* Start *

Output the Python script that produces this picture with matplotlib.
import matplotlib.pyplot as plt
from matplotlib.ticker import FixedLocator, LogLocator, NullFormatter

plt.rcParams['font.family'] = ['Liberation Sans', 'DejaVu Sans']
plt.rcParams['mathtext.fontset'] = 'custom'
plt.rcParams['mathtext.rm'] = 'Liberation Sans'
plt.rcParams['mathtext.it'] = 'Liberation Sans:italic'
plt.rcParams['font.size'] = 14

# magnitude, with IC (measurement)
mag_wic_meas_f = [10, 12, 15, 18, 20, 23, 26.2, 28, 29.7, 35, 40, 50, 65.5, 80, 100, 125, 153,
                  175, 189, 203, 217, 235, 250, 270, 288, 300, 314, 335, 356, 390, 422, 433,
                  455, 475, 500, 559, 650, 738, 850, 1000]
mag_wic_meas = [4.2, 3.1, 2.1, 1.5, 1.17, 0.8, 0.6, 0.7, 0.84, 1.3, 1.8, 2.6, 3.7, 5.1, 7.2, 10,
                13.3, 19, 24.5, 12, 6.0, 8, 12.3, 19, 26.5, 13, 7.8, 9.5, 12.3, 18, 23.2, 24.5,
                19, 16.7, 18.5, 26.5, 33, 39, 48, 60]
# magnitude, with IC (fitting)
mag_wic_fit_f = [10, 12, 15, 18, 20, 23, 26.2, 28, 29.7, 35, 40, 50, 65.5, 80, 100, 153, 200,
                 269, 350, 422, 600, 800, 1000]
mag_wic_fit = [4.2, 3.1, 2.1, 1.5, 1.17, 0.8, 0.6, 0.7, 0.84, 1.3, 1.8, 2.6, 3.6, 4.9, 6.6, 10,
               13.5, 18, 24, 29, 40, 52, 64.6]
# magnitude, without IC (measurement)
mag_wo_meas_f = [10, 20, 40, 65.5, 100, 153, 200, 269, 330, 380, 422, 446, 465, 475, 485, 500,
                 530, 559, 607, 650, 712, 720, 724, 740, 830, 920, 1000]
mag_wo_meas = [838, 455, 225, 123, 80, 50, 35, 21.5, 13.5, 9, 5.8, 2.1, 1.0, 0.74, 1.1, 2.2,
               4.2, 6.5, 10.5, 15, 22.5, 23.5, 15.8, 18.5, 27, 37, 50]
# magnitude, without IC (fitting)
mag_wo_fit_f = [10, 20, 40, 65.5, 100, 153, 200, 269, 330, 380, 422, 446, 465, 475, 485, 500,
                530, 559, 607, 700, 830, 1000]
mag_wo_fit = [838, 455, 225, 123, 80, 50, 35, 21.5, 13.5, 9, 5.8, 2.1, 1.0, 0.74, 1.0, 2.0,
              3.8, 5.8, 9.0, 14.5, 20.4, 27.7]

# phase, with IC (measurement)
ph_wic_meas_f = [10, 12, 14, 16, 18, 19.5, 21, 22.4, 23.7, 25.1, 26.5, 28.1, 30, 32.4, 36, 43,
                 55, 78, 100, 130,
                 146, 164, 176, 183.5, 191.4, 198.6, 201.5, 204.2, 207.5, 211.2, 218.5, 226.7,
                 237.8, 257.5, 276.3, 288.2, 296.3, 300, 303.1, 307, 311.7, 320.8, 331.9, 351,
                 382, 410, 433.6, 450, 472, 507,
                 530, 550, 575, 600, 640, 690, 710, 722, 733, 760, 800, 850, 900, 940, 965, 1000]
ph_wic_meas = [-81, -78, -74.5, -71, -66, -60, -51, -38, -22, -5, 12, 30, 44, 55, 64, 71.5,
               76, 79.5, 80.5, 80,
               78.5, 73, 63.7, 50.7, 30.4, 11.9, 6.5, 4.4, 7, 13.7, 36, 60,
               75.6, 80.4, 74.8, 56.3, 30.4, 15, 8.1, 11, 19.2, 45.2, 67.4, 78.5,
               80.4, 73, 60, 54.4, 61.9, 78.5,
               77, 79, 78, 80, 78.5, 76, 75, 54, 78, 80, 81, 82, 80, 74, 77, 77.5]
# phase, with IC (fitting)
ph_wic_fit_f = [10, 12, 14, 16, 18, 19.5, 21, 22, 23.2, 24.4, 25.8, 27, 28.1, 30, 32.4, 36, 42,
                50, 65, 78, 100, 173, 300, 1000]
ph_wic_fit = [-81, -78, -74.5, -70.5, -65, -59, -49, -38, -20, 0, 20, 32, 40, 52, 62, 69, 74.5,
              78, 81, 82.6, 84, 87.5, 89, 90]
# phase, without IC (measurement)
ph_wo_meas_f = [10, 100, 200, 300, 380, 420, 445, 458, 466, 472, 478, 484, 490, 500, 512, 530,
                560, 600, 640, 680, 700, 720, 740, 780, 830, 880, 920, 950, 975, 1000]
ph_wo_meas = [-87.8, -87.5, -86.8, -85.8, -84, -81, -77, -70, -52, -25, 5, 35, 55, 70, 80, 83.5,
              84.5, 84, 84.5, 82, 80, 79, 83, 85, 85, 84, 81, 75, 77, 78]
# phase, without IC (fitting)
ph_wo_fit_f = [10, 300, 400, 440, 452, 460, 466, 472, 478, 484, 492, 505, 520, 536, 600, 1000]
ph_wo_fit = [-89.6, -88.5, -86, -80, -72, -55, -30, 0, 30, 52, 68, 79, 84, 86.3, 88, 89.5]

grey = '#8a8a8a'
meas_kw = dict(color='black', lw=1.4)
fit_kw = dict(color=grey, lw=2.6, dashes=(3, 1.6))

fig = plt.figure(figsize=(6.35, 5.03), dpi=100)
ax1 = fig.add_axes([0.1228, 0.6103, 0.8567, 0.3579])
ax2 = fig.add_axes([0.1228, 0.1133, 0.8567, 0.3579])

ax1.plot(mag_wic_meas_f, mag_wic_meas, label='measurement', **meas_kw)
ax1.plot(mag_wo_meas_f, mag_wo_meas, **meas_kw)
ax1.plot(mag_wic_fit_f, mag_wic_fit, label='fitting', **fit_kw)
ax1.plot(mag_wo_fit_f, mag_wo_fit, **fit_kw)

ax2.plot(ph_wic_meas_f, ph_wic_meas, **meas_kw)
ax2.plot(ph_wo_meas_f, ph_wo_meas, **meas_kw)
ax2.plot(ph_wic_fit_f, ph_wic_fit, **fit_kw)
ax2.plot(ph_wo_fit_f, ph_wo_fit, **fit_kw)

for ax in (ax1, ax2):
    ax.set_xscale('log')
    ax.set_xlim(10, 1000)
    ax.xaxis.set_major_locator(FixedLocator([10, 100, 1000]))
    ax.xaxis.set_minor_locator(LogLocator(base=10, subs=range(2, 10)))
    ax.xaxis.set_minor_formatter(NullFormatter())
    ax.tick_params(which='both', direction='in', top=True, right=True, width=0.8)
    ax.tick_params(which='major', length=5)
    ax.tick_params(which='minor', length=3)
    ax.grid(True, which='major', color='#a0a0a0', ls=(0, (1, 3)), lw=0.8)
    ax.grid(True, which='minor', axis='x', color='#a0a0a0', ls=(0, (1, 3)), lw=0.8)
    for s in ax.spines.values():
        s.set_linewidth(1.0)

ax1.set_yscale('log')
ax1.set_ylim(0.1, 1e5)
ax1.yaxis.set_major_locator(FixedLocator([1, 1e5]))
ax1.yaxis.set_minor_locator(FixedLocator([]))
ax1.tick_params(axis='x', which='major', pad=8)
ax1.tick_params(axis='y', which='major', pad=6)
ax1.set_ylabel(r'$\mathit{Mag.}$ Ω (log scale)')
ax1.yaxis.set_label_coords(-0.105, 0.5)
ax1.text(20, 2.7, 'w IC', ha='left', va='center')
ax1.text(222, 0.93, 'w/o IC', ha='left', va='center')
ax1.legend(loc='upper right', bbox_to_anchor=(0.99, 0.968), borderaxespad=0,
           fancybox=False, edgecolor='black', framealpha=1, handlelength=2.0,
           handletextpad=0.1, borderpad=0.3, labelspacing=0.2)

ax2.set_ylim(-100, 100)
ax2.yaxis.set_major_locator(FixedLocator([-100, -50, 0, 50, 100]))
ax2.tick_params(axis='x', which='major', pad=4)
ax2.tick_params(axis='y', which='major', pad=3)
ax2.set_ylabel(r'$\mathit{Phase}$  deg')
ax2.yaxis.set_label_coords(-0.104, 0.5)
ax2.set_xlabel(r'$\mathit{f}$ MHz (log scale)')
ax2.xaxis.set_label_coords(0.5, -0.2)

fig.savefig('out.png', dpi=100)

* End *

From the first line of the data above to the line holding "plt.rcParams['font.size'] = 14", reproduce each line exactly; emit no other lines.

• **Complete answer**:
Output the Python script that produces this picture with matplotlib.
import matplotlib.pyplot as plt
from matplotlib.ticker import FixedLocator, LogLocator, NullFormatter

plt.rcParams['font.family'] = ['Liberation Sans', 'DejaVu Sans']
plt.rcParams['mathtext.fontset'] = 'custom'
plt.rcParams['mathtext.rm'] = 'Liberation Sans'
plt.rcParams['mathtext.it'] = 'Liberation Sans:italic'
plt.rcParams['font.size'] = 14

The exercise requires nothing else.